Gloria Gordon — At Last She Beat the Jinx (1927) 🇺🇸
Dark, slim, pretty, and eighteen — picked as potential star material by the man who gave Clara Bow, Alyce Mills, and others their first chance.
That’s Gloria Gordon, who is being primed for featured roles by J. G. Bachmann, producer of Preferred Pictures. Her first appearance for him was in Dancing Days.
No spectacular coup of fortune has marked Gloria’s grasp on recognition. Rather her climb has been typical of the hard, slow process — of disappointments and setbacks. Two years ago, she played hooky from high school in Florida and joined a movie troupe for a day’s work. Disappointment No. 1 — the company proved to be a fraudulent organization to bait the screen-struck. It even attempted to exact pay from its casts instead of giving it! When Gloria discovered that there wasn’t even any negative in the camera’s magazine, she threatened to call in the police and thus rescued her deluded coworkers.

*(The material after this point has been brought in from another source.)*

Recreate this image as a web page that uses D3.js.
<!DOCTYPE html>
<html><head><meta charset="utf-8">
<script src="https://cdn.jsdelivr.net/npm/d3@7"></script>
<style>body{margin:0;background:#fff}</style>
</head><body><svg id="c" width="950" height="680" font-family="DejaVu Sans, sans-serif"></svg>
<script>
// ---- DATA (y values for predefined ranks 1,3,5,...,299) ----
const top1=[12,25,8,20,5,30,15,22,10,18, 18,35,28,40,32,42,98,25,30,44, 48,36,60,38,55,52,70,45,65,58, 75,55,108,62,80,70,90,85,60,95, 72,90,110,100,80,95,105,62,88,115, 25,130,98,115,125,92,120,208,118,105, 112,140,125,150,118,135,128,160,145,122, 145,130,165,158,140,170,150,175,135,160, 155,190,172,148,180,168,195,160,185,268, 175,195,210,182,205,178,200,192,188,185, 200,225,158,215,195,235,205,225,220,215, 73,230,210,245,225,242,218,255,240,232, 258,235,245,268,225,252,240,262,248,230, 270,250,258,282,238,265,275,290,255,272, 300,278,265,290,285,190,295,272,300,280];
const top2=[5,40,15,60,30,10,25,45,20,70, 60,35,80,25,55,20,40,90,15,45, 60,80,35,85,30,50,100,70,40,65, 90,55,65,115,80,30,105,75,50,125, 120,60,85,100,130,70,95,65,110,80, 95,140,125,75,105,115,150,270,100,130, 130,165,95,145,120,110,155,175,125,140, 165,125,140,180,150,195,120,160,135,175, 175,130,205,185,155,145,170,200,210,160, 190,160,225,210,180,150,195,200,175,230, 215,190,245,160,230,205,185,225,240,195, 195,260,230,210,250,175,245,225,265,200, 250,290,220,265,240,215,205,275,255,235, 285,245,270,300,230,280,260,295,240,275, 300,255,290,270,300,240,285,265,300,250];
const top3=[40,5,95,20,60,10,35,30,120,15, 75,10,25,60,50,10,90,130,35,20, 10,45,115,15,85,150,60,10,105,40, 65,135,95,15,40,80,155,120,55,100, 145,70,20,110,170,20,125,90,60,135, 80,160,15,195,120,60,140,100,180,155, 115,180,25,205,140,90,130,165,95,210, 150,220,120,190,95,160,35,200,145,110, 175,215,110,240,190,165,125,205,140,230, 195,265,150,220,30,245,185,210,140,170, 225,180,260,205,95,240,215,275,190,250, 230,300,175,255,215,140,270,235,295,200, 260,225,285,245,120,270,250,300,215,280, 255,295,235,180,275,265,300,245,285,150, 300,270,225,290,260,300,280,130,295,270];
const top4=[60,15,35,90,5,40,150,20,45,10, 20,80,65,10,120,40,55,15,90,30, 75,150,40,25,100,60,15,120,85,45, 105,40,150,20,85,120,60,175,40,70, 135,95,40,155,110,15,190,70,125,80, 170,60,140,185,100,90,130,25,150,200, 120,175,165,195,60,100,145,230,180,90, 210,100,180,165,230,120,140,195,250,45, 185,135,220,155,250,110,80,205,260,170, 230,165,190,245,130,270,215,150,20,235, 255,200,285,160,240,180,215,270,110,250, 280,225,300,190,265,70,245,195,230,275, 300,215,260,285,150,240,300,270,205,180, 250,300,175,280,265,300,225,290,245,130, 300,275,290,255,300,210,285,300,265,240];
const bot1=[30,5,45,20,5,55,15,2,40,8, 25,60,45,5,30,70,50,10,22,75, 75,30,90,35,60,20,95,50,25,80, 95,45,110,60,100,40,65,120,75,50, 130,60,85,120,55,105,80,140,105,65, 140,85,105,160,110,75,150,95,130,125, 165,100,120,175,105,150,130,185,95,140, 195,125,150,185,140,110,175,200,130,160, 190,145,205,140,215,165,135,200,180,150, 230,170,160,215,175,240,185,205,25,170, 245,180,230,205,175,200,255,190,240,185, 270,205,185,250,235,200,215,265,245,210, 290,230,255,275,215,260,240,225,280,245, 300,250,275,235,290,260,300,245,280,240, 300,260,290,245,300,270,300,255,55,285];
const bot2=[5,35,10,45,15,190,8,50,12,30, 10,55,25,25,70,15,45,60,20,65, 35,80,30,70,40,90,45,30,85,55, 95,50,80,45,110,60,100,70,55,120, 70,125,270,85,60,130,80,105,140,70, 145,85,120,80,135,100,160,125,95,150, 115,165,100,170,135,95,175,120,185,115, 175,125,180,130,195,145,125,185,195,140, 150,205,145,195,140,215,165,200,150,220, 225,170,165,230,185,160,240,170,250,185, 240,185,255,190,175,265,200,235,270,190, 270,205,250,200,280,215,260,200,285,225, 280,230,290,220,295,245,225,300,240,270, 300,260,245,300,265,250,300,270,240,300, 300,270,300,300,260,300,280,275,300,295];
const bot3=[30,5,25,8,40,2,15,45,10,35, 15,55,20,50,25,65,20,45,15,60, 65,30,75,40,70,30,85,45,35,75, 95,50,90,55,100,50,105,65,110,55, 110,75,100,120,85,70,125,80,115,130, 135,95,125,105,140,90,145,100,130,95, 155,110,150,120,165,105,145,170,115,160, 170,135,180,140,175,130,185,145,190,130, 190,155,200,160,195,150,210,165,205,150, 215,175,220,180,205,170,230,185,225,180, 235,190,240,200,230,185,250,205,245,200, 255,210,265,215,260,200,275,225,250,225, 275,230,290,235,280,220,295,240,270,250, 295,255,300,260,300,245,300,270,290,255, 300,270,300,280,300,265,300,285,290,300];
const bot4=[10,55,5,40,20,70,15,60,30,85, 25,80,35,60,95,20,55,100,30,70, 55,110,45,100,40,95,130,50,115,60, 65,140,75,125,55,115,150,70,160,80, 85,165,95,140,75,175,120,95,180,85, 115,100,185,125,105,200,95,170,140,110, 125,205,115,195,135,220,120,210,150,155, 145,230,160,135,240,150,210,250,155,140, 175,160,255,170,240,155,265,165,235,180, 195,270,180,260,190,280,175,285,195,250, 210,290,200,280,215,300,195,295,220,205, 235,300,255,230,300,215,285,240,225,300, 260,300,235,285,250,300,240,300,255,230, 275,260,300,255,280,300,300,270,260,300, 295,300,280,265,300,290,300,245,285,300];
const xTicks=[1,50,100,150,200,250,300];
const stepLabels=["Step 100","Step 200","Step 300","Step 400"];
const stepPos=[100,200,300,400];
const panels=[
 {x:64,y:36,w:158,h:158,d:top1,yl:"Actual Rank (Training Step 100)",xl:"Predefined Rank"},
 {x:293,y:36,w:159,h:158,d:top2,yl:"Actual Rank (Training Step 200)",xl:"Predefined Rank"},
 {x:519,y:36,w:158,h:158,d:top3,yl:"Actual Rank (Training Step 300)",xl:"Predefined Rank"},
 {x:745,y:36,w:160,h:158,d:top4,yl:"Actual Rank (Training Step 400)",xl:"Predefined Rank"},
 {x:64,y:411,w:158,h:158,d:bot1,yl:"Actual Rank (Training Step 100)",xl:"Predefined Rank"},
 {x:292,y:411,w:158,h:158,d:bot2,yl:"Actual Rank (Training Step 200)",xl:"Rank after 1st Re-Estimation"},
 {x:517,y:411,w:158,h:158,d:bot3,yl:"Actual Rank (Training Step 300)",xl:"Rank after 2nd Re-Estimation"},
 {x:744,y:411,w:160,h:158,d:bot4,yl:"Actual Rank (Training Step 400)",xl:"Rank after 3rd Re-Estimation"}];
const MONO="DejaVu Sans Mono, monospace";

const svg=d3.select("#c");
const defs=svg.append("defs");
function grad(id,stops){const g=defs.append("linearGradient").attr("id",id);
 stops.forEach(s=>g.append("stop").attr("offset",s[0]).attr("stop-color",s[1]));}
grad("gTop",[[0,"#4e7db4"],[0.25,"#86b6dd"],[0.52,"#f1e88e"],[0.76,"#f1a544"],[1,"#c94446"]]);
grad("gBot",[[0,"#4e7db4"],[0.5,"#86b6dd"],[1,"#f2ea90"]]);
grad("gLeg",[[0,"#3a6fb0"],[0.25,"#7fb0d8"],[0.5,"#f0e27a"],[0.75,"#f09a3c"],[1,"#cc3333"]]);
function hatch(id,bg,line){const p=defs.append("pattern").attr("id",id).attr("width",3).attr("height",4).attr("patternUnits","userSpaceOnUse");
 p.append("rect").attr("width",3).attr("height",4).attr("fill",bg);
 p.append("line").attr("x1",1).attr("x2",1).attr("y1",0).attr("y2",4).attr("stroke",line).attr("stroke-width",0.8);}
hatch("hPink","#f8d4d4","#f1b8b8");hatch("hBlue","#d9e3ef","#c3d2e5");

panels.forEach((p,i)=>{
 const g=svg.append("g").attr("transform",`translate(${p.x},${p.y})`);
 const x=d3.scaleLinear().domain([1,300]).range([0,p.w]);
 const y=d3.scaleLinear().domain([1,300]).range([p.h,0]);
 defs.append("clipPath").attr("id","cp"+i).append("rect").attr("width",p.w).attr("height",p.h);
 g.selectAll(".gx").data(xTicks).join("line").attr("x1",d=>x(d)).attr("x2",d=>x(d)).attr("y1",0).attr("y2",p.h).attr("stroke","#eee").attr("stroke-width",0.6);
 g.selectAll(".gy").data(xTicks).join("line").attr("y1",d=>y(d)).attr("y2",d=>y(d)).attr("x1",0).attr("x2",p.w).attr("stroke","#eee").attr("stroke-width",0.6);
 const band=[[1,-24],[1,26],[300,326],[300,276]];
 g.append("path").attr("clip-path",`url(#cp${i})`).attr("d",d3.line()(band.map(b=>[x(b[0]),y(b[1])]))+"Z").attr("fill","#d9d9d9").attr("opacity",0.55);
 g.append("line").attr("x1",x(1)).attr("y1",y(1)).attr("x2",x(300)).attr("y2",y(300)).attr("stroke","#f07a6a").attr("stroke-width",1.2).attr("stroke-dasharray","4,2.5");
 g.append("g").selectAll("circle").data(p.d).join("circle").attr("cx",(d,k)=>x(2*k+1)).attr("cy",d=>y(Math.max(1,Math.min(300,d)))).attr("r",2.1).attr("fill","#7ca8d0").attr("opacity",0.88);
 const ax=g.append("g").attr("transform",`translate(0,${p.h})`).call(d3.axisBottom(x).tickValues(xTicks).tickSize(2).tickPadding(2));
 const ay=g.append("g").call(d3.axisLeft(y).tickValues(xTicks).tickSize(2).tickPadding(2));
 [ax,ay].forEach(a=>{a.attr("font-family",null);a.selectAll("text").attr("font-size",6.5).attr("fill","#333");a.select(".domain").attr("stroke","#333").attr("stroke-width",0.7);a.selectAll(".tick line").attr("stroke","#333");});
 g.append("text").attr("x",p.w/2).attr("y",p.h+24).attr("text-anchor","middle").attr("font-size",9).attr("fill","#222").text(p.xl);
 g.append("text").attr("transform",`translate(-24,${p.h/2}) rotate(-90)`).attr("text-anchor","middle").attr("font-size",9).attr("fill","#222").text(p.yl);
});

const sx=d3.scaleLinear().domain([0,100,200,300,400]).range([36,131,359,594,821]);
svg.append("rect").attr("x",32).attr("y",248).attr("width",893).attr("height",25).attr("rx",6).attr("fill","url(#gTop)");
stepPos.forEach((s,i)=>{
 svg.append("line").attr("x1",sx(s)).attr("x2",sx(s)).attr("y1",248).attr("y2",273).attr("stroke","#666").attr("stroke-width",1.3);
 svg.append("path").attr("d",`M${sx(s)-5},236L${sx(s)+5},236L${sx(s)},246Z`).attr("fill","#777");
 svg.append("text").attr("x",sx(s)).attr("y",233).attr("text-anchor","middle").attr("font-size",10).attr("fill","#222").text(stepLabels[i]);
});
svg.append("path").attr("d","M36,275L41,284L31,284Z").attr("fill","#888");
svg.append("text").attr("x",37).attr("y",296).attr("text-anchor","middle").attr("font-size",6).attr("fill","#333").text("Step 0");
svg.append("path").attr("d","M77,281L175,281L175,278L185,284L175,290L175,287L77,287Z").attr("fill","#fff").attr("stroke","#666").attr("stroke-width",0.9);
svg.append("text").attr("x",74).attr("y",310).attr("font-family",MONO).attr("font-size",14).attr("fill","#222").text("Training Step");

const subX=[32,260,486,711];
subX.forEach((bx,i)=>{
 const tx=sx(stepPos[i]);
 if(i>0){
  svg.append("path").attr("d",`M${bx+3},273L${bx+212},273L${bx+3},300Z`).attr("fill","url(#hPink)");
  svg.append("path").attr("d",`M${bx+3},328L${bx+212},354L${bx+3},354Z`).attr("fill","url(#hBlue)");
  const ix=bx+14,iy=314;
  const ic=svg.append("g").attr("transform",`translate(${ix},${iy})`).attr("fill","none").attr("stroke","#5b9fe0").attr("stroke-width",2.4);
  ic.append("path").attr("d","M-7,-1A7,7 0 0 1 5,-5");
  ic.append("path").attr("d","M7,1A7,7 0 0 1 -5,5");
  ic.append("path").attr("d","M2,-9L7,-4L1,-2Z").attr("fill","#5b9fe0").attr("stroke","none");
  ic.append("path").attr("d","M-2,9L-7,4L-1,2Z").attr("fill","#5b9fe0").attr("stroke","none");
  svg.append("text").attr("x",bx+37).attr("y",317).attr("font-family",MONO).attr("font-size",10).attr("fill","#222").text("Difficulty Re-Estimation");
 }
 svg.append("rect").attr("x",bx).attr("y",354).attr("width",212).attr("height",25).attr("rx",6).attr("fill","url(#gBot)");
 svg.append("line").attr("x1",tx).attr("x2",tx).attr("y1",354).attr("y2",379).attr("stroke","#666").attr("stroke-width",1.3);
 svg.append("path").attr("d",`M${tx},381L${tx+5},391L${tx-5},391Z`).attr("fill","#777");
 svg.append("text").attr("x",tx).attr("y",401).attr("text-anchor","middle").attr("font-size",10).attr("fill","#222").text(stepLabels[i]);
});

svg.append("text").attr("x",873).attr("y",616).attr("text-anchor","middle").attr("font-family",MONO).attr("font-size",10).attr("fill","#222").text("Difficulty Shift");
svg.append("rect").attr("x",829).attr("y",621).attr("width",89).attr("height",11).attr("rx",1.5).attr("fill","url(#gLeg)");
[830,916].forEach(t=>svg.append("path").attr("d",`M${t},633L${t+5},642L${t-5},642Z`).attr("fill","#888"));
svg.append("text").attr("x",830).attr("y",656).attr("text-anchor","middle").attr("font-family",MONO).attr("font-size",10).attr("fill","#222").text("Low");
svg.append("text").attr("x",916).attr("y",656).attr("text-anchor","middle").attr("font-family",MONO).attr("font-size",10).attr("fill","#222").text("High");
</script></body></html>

On a visit to her sister in Cleveland a few months later, she was in the elevator of an office building when an artist who was drawing a series of illustrations for the novel, The Flapper Wife, spoke to her and asked her to pose for him. The story was eventually sold for the screen and little Miss Gordon found a contract in her hand to make a series of personal appearances with the showing of the film in vaudeville houses.

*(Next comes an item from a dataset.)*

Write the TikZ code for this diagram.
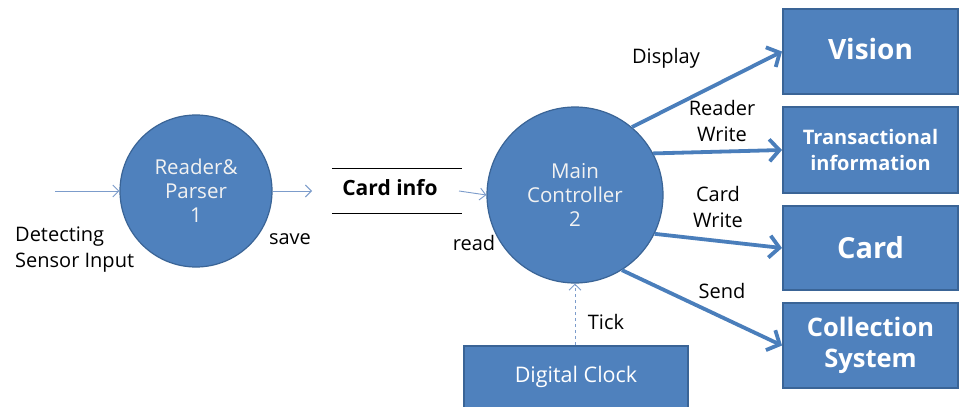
\documentclass[tikz,border=0pt]{standalone}
\usepackage{fontspec}
\setmainfont{Open Sans}
\usetikzlibrary{arrows.meta}
\definecolor{fillblue}{HTML}{4F81BD}
\definecolor{edgeblue}{HTML}{3A6496}
\definecolor{thinblue}{HTML}{7C9CCB}
\definecolor{thickblue}{HTML}{4A7EBB}
\definecolor{lighttext}{HTML}{F2F2F2}
\tikzset{
  proc/.style={circle, fill=fillblue, draw=edgeblue, line width=1.2pt, minimum size=176pt, inner sep=0pt, align=center, text=lighttext, font=\fontsize{20.5}{24}\selectfont},
  ext/.style={rectangle, fill=fillblue, draw=edgeblue, line width=2pt, inner sep=0pt, align=center, text=white, font=\bfseries\fontsize{20}{26}\selectfont},
  thinarrow/.style={draw=thinblue, line width=0.9pt, -{Straight Barb[length=6pt,width=12pt]}},
  thickarrow/.style={draw=thickblue, line width=3.8pt, -{Straight Barb[length=10pt,width=22pt]}},
  lbl/.style={inner sep=0pt, align=center, text=black, font=\fontsize{20}{26}\selectfont}
}
\begin{document}
\begin{tikzpicture}[x=1pt,y=-1pt]
\useasboundingbox[fill=white] (0,0) rectangle (959,407);
% processes
\node[proc, minimum size=152pt] (rp) at (196,191) {Reader\&\\Parser\\1};
\node[proc] (mc) at (575,195) {Main\\Controller\\2};
% externals
\node[ext, minimum width=175pt, minimum height=85pt, anchor=north west, font=\bfseries\fontsize{28}{30}\selectfont] (vision) at (782,8) {\raisebox{6pt}{Vision}};
\node[ext, minimum width=175pt, minimum height=86pt, anchor=north west] (trans) at (782,106) {Transactional\\information};
\node[ext, minimum width=175pt, minimum height=84pt, anchor=north west, font=\bfseries\fontsize{29}{30}\selectfont] (card) at (782,205) {Card};
\node[ext, minimum width=175pt, minimum height=85pt, anchor=north west, font=\bfseries\fontsize{25.5}{31}\selectfont] (coll) at (782,302) {Collection\\System};
\node[ext, minimum width=224pt, minimum height=62pt, anchor=north west, font=\fontsize{21.5}{24}\selectfont] (clock) at (463,345) {Digital Clock};
% data store
\node[minimum width=130pt, minimum height=44pt, inner sep=0pt] (ci) at (397,191) {};
\node[inner sep=0pt, font=\bfseries\fontsize{21}{24}\selectfont] (citext) at (390,188) {Card info};
\draw[line width=1.2pt] (ci.north west) -- (ci.north east);
\draw[line width=1.2pt] (ci.south west) -- (ci.south east);
% inputs
\coordinate (in) at (55,191);
\draw[thinarrow] (in) -- (rp.west);
\coordinate (saveend) at (312,191);
\draw[thinarrow] (rp.east) -- (saveend);
\coordinate (readstart) at (459,191);
\draw[thinarrow] (readstart) -- (mc.west);
\draw[thinarrow, dashed] (clock.north -| mc.south) -- (mc.south);
% outputs
\draw[thickarrow] (mc.50) -- (vision.west);
\draw[thickarrow] (mc.28) -- (trans.west);
\draw[thickarrow] (mc.-26) -- (card.west);
\draw[thickarrow] (mc.-58) -- (coll.west);
% labels
\node[lbl, align=left, anchor=north west] (det) at (15,227) {Detecting\\Sensor Input};
\node[lbl] (save) at (290,239) {save};
\node[lbl] (read) at (474,243) {read};
\node[lbl] (disp) at (666,58) {Display};
\node[lbl] (rw) at (722,121) {Reader\\Write};
\node[lbl] (cw) at (718,207) {Card\\Write};
\node[lbl] (send) at (722,291) {Send};
\node[lbl] (tick) at (606,322) {Tick};
\end{tikzpicture}
\end{document}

Hoping that this would prove a wedge toward her own entry into pictures, she came to New York, where she found continuous extra work, but nothing more. Although casting directors liked her, the big plums were for the better known. Successive visits to Mr. Bachmann’s office brought always the same response, that he was either “out” or “in conference.” Finally, one day, Gloria decided to wait until he came either “in” or “out of conference.” After a few hours, the producer stepped off the elevator and Gloria introduced herself. That was Friday, and Saturday she was signed, not as an extra, but as leading lady in The Romance of a Million Dollars, with Glenn Hunter.
But the jinx wasn’t broken yet. On her third day of work, a miscalculated leap from a moving automobile resulted in a sprained ankle, and Alyce Mills stepped into the lead.
But Mr. Bachmann comforted the disconsolate Gloria with promises of another chance as soon as she recovered. And he was as good as his word, for the billing on Dancing Days featured Gloria Gordon in large type.